Cleaning up data for MapReduce jobs
Remove intermediate data that remains when a MapReduce job is aborted or killed. Intermediate data relates to files generated by map tasks on the local disk that are used as input for the reduce task.
When you trigger a cleanup for aborted and killed jobs, intermediate files are removed from
compute hosts, thus saving disk space. The intermediate data that is removed includes:
- Data related to map and reduce tasks stored at the location defined by the mapreduce.cluster.local.dir properties in $PMR_HOME/conf/pmr-site.xml.
- Data at the host level for each job stored under $PMR_HOME/work/userdata/application/job_id/.
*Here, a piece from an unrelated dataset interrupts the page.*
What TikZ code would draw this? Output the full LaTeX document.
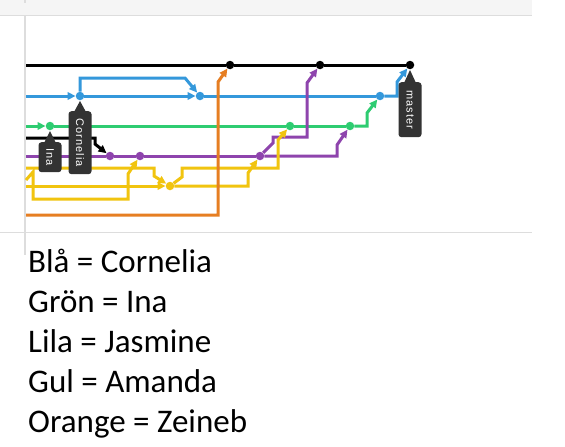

- Footprint file for each job that is created every time a job is submitted under $PMR_HOME/work/footprint/application/job_id/.
To clean up intermediate data for aborted jobs, killed jobs, or both from the command line:
- Ensure that the service director and shuffle service daemons are running using the egosh service list command. Output for the command should show SD and MRSS in the Run state.
- Log on to the system for a specific duration using the soamlogon command. For example:
soamlogon -u user_name -x password
where:- -u user_name specifies the name of the user for this command session.
- -x password specifies the user password for this command session.
- Clean up intermediate data using the mrsh cleanup command. Attention: To reduce overhead for the SD daemon, the job status for all applications is stored in an SD cache, with an expiry limit of 15 minutes. This caching means that if the job status is changed within 15 minutes, you cannot clean up data because the job will still be in an open state, such as running or suspended.